Dr. Morrey holds nine patents for orthopedic devices, and he has authored 12 major textbooks under four different titles. These works have been translated into six languages. He has authored over 415 peer-reviewed publications. He is the personal orthopedic surgeon to the senior President and Mrs. Bush and has been named a distinguished alumnus from St. Bernard College, the Mayo Clinic, the University of Texas Medical Branch, Galveston. He has served in a number of extramural professional capacities, including Past President of the American Academy of Orthopaedic Surgeons, Past President of the American Orthopaedic Association, and Past President of the American Shoulder and Elbow Surgeons. He has been the chair of the Board of Trustees of the Journal of Bone and Joint Surgery and also for the Journal of Shoulder and Elbow Surgery. He served for eight years on the Board of Governors of Mayo Clinic where he was primarily responsible for strategic planning and financial analysis and performance of the Mayo practice. He is a founding member of the Abernathy Group Physician Family Office Board of Directors dealing with physician financial planning.
Dr. Morrey and his wife, Carla, an RN, have four children, Michael, Matthew, Mark and Margaret (Maggie) who are all involved in the medical profession. They have 12 grandchildren.
Dr. Jesse Jupiter
Jesse B. Jupiter, MD, MA is Professor of Orthopaedic Surgery at MGH. He earned his MD at Yale in 1972 and completed his surgical internship at the University of Pennsylvania Hospital in 1973.
Following, Dr. Jupiter completed a two-year commitment as a general medical officer in the US Public Health Service Indian Health branch with the Pima Indians in Arizona. His interest in medical education was enhanced with the development of educational programs improving primary care for both diabetic and arthritic patients.
In 1975, he began the Harvard Combined Orthopaedic Residency Program. In 1980, Dr. Jupiter traveled to Basle, Switzerland where he completed an AO Fellowship after which he completed a hand and microvascular fellowship in Louisville, KY.
He returned to Boston in 1981 and began his academic and clinical career at MGH. During his 33 years on the faculty he has had the opportunity to head the Trauma Service, Foot and Ankle Program and the Hand Service.
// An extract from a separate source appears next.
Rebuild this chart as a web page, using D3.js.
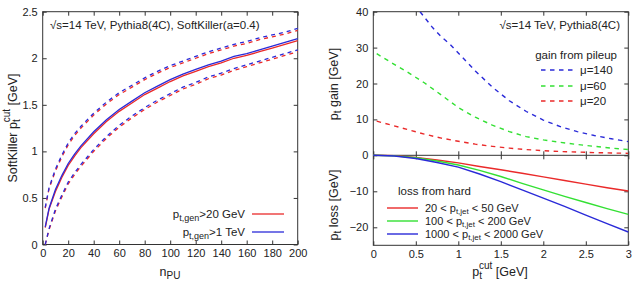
<!DOCTYPE html>
<html>
<head>
<meta charset="utf-8">
<script src="https://cdn.jsdelivr.net/npm/d3@7"></script>
<style>
  body { margin: 0; background: #fff; }
  text { font-family: "Liberation Sans", Arial, sans-serif; fill: #222; }
</style>
</head>
<body>
<svg id="chart" width="643" height="284"></svg>
<script>
// ---- left panel: SoftKiller pt cut vs n_PU ----
const nPU = [2, 5, 10, 15, 20, 25, 30, 40, 50, 60, 70, 80, 90, 100, 110, 120, 130, 140, 150, 160, 170, 180, 190, 200];
const cut1TeV   = [0.19, 0.39, 0.59, 0.74, 0.87, 0.97, 1.06, 1.21, 1.34, 1.45, 1.54, 1.63, 1.70, 1.77, 1.83, 1.88, 1.93, 1.97, 2.02, 2.05, 2.09, 2.13, 2.17, 2.21];
const cut20GeV  = [0.18, 0.38, 0.57, 0.72, 0.85, 0.95, 1.04, 1.19, 1.32, 1.43, 1.52, 1.61, 1.68, 1.75, 1.81, 1.86, 1.91, 1.95, 2.00, 2.03, 2.07, 2.11, 2.15, 2.19];
const hi1TeV    = [0.40, 0.61, 0.81, 0.96, 1.09, 1.19, 1.27, 1.41, 1.53, 1.63, 1.71, 1.79, 1.86, 1.92, 1.97, 2.02, 2.07, 2.11, 2.15, 2.18, 2.22, 2.25, 2.28, 2.32];
const hi20GeV   = [0.39, 0.60, 0.79, 0.94, 1.07, 1.17, 1.25, 1.39, 1.51, 1.61, 1.69, 1.77, 1.84, 1.90, 1.95, 2.00, 2.05, 2.09, 2.13, 2.16, 2.20, 2.23, 2.26, 2.30];
const lo1TeV    = [0.00, 0.17, 0.38, 0.53, 0.67, 0.77, 0.86, 1.02, 1.16, 1.28, 1.38, 1.47, 1.55, 1.62, 1.69, 1.74, 1.80, 1.84, 1.89, 1.93, 1.97, 2.01, 2.05, 2.09];
const lo20GeV   = [0.00, 0.16, 0.36, 0.51, 0.65, 0.75, 0.84, 1.00, 1.14, 1.26, 1.36, 1.45, 1.53, 1.60, 1.67, 1.72, 1.78, 1.82, 1.87, 1.91, 1.95, 1.99, 2.03, 2.07];

// ---- right panel: gain from pileup (upper), loss from hard (lower) ----
const gainCut140 = [0.55, 0.6, 0.7, 0.8, 0.9, 1.0, 1.2, 1.4, 1.6, 1.8, 2.0, 2.2, 2.4, 2.6, 2.8, 3.0];
const gainMu140  = [40, 38.5, 35.5, 33, 31, 28.5, 23.5, 19, 15.2, 12.2, 9.8, 8, 6.6, 5.5, 4.6, 3.8];
const gainCut    = [0.04, 0.2, 0.4, 0.6, 0.8, 1.0, 1.2, 1.4, 1.6, 1.8, 2.0, 2.2, 2.4, 2.6, 2.8, 3.0];
const gainMu60   = [28.3, 26, 23.2, 20.2, 16.8, 13.3, 10.6, 8.4, 6.6, 5.2, 4.3, 3.6, 3.0, 2.5, 2.0, 1.6];
const gainMu20   = [9.5, 8.5, 7.2, 5.9, 4.8, 3.9, 3.1, 2.5, 2.0, 1.6, 1.3, 1.05, 0.9, 0.75, 0.65, 0.55];
const lossCut    = [0, 0.25, 0.5, 0.75, 1.0, 1.25, 1.5, 1.75, 2.0, 2.25, 2.5, 2.75, 3.0];
const loss20     = [0, -0.1, -0.6, -1.3, -2.1, -3.1, -4.0, -5.0, -6.0, -7.0, -8.0, -9.0, -9.9];
const loss100    = [0, -0.15, -0.7, -1.6, -2.7, -4.2, -5.9, -7.8, -9.6, -11.4, -13.1, -14.8, -16.4];
const loss1000   = [0, -0.2, -0.9, -2.0, -3.3, -5.2, -7.3, -9.6, -11.9, -14.2, -16.6, -19.0, -21.3];

const leftXTicks = [0, 20, 40, 60, 80, 100, 120, 140, 160, 180, 200];
const leftYTicks = [0, 0.5, 1, 1.5, 2, 2.5];
const rightXTicks = [0, 0.5, 1, 1.5, 2, 2.5, 3];
const gainTicks = [0, 10, 20, 30, 40];
const lossTicks = [-10, -20];

const RED = "#ea2a2a", GREEN = "#33e033", BLUE = "#2a2ad8";

const svg = d3.select("#chart");

function frameAxes(g, axis, tx, ty, labels) {
  const a = g.append("g").attr("transform", `translate(${tx},${ty})`).call(axis);
  a.select(".domain").remove();
  a.selectAll("line").attr("stroke", "#333");
  a.selectAll("text").attr("font-size", 11).attr("fill", "#222");
  if (!labels) a.selectAll("text").remove();
  return a;
}

// ================= left panel =================
const x1 = d3.scaleLinear().domain([0, 200]).range([42.7, 297.7]);
const y1 = d3.scaleLinear().domain([0, 2.5]).range([244.5, 11.7]);

const L = svg.append("g");
frameAxes(L, d3.axisBottom(x1).tickValues(leftXTicks).tickSize(-4).tickPadding(5), 0, y1(0), true);
frameAxes(L, d3.axisTop(x1).tickValues(leftXTicks).tickSize(-4), 0, y1(2.5), false);
frameAxes(L, d3.axisLeft(y1).tickValues(leftYTicks).tickSize(-4).tickPadding(5).tickFormat(d3.format("~g")), x1(0), 0, true);
frameAxes(L, d3.axisRight(y1).tickValues(leftYTicks).tickSize(-4), x1(200), 0, false);
L.append("rect").attr("x", x1(0)).attr("y", y1(2.5))
  .attr("width", x1(200) - x1(0)).attr("height", y1(0) - y1(2.5))
  .attr("fill", "none").attr("stroke", "#333");

const line1 = d3.line().x(d => x1(d[0])).y(d => y1(d[1]));
const leftSeries = [
  { v: lo20GeV, c: RED, dash: "4,4" },
  { v: lo1TeV, c: BLUE, dash: "4,4" },
  { v: hi20GeV, c: RED, dash: "4,4" },
  { v: hi1TeV, c: BLUE, dash: "4,4" },
  { v: cut20GeV, c: RED, dash: null },
  { v: cut1TeV, c: BLUE, dash: null }
];
leftSeries.forEach(s => {
  L.append("path").datum(nPU.map((n, i) => [n, s.v[i]]))
    .attr("d", line1).attr("fill", "none").attr("stroke", s.c)
    .attr("stroke-width", 1.3).attr("stroke-dasharray", s.dash);
});

L.append("text").attr("x", 50).attr("y", 29).attr("font-size", 11.5)
  .text("\u221As=14 TeV, Pythia8(4C), SoftKiller(a=0.4)");

// legend
const legL = [{ sub: "t,gen", rest: ">20 GeV", c: RED, y: 214 }, { sub: "t,gen", rest: ">1 TeV", c: BLUE, y: 232 }];
legL.forEach(d => {
  const t = L.append("text").attr("x", 245).attr("y", d.y + 4).attr("text-anchor", "end").attr("font-size", 11.5);
  t.append("tspan").text("p");
  t.append("tspan").attr("font-size", 9).attr("dy", 3).text(d.sub);
  t.append("tspan").attr("dy", -3).text(d.rest);
  L.append("line").attr("x1", 252).attr("x2", 284).attr("y1", d.y).attr("y2", d.y)
    .attr("stroke", d.c).attr("stroke-width", 1.3);
});

// axis titles
const xl = L.append("text").attr("x", 170).attr("y", 276).attr("text-anchor", "middle").attr("font-size", 12.5);
xl.append("tspan").text("n");
xl.append("tspan").attr("font-size", 10).attr("dy", 3).text("PU");

const yl = L.append("text").attr("transform", "translate(17,128) rotate(-90)").attr("text-anchor", "middle").attr("font-size", 12.5);
yl.append("tspan").text("SoftKiller p");
yl.append("tspan").attr("font-size", 10).attr("dy", 3).text("t");
yl.append("tspan").attr("font-size", 10).attr("dx", -3).attr("dy", -10).text("cut");
yl.append("tspan").attr("dy", 7).text(" [GeV]");

// ================= right panel =================
const x2 = d3.scaleLinear().domain([0, 3]).range([373.3, 628.3]);
const yG = d3.scaleLinear().domain([0, 40]).range([155.3, 11.7]);
const yS = d3.scaleLinear().domain([-25, 0]).range([245.3, 155.3]);

const R = svg.append("g");
frameAxes(R, d3.axisBottom(x2).tickValues(rightXTicks).tickSize(-4).tickPadding(5).tickFormat(d3.format("~g")), 0, yS(-25), true);
frameAxes(R, d3.axisTop(x2).tickValues(rightXTicks).tickSize(-4), 0, yG(40), false);
frameAxes(R, d3.axisTop(x2).tickValues(rightXTicks).tickSize(4), 0, yG(0), false);
frameAxes(R, d3.axisBottom(x2).tickValues(rightXTicks).tickSize(4), 0, yG(0), false);
frameAxes(R, d3.axisLeft(yG).tickValues(gainTicks).tickSize(-4).tickPadding(5), x2(0), 0, true);
frameAxes(R, d3.axisRight(yG).tickValues(gainTicks).tickSize(-4), x2(3), 0, false);
frameAxes(R, d3.axisLeft(yS).tickValues(lossTicks).tickSize(-4).tickPadding(5), x2(0), 0, true);
frameAxes(R, d3.axisRight(yS).tickValues(lossTicks).tickSize(-4), x2(3), 0, false);
R.append("rect").attr("x", x2(0)).attr("y", yG(40))
  .attr("width", x2(3) - x2(0)).attr("height", yS(-25) - yG(40))
  .attr("fill", "none").attr("stroke", "#333");
R.append("line").attr("x1", x2(0)).attr("x2", x2(3)).attr("y1", yG(0)).attr("y2", yG(0)).attr("stroke", "#333");

R.append("clipPath").attr("id", "gclip").append("rect")
  .attr("x", x2(0)).attr("y", yG(40)).attr("width", x2(3) - x2(0)).attr("height", yG(0) - yG(40));

const lineG = d3.line().x(d => x2(d[0])).y(d => yG(d[1]));
const lineS = d3.line().x(d => x2(d[0])).y(d => yS(d[1]));
const gainSeries = [
  { p: gainCut140, v: gainMu140, c: BLUE, label: "\u03bc=140", y: 70 },
  { p: gainCut, v: gainMu60, c: GREEN, label: "\u03bc=60", y: 86 },
  { p: gainCut, v: gainMu20, c: RED, label: "\u03bc=20", y: 101 }
];
gainSeries.forEach(s => {
  R.append("path").datum(s.p.map((p, i) => [p, s.v[i]]))
    .attr("clip-path", "url(#gclip)")
    .attr("d", lineG).attr("fill", "none").attr("stroke", s.c)
    .attr("stroke-width", 1.4).attr("stroke-dasharray", "4.5,4.5");
  R.append("line").attr("x1", 541).attr("x2", 574).attr("y1", s.y).attr("y2", s.y)
    .attr("stroke", s.c).attr("stroke-width", 1.4).attr("stroke-dasharray", "4.5,4.5");
  R.append("text").attr("x", 580).attr("y", s.y + 4).attr("font-size", 11.5).text(s.label);
});
R.append("text").attr("x", 620).attr("y", 29).attr("text-anchor", "end").attr("font-size", 11.5)
  .text("\u221As=14 TeV, Pythia8(4C)");
R.append("text").attr("x", 617).attr("y", 59).attr("text-anchor", "end").attr("font-size", 11.5)
  .text("gain from pileup");

const lossSeries = [
  { v: loss20, c: RED, lo: "20 < p", hi: " < 50 GeV", y: 208 },
  { v: loss100, c: GREEN, lo: "100 < p", hi: " < 200 GeV", y: 221 },
  { v: loss1000, c: BLUE, lo: "1000 < p", hi: " < 2000 GeV", y: 234 }
];
lossSeries.forEach(s => {
  R.append("path").datum(lossCut.map((p, i) => [p, s.v[i]]))
    .attr("d", lineS).attr("fill", "none").attr("stroke", s.c).attr("stroke-width", 1.4);
  R.append("line").attr("x1", 387).attr("x2", 418).attr("y1", s.y).attr("y2", s.y)
    .attr("stroke", s.c).attr("stroke-width", 1.4);
  const t = R.append("text").attr("x", 425).attr("y", s.y + 3.5).attr("font-size", 11);
  t.append("tspan").text(s.lo);
  t.append("tspan").attr("font-size", 8).attr("dy", 2).text("t,jet");
  t.append("tspan").attr("dy", -2).text(s.hi);
});
R.append("text").attr("x", 398).attr("y", 195).attr("font-size", 11.5).text("loss from hard");

// axis titles
const gl = R.append("text").attr("transform", "translate(338,84) rotate(-90)").attr("text-anchor", "middle").attr("font-size", 12.5);
gl.append("tspan").text("p");
gl.append("tspan").attr("font-size", 10).attr("dy", 3).text("t");
gl.append("tspan").attr("dy", -3).text(" gain [GeV]");
const ll = R.append("text").attr("transform", "translate(338,205) rotate(-90)").attr("text-anchor", "middle").attr("font-size", 12.5);
ll.append("tspan").text("p");
ll.append("tspan").attr("font-size", 10).attr("dy", 3).text("t");
ll.append("tspan").attr("dy", -3).text(" loss [GeV]");

const px = R.append("text").attr("x", 500).attr("y", 276).attr("text-anchor", "middle").attr("font-size", 12.5);
px.append("tspan").text("p");
px.append("tspan").attr("font-size", 10).attr("dy", 3).text("t");
px.append("tspan").attr("font-size", 10).attr("dx", -3).attr("dy", -10).text("cut");
px.append("tspan").attr("dy", 7).text(" [GeV]");
</script>
</body>
</html>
Dr. Jupiter is an honorary member of more than 20 international societies of either Hand Surgery or Orthopaedic Surgery and has been named to America's Top Surgeons annually and Best of Boston since 2007.
Dr. Jupiter is an internationally known and sought after hand and upper limb specialist. He has given more than 1000 scientific presentations, published more than 220 original publications, 140 analytic reviews, 115 chapters in scientific texts and was co-author or co-editor of 10 major texts in upper limb and orthopaedic problems. Dr. Jupiter has developed a worldwide reputation, especially related to problems of the wrist and elbow along with all other conditions involving the hand and upper limb.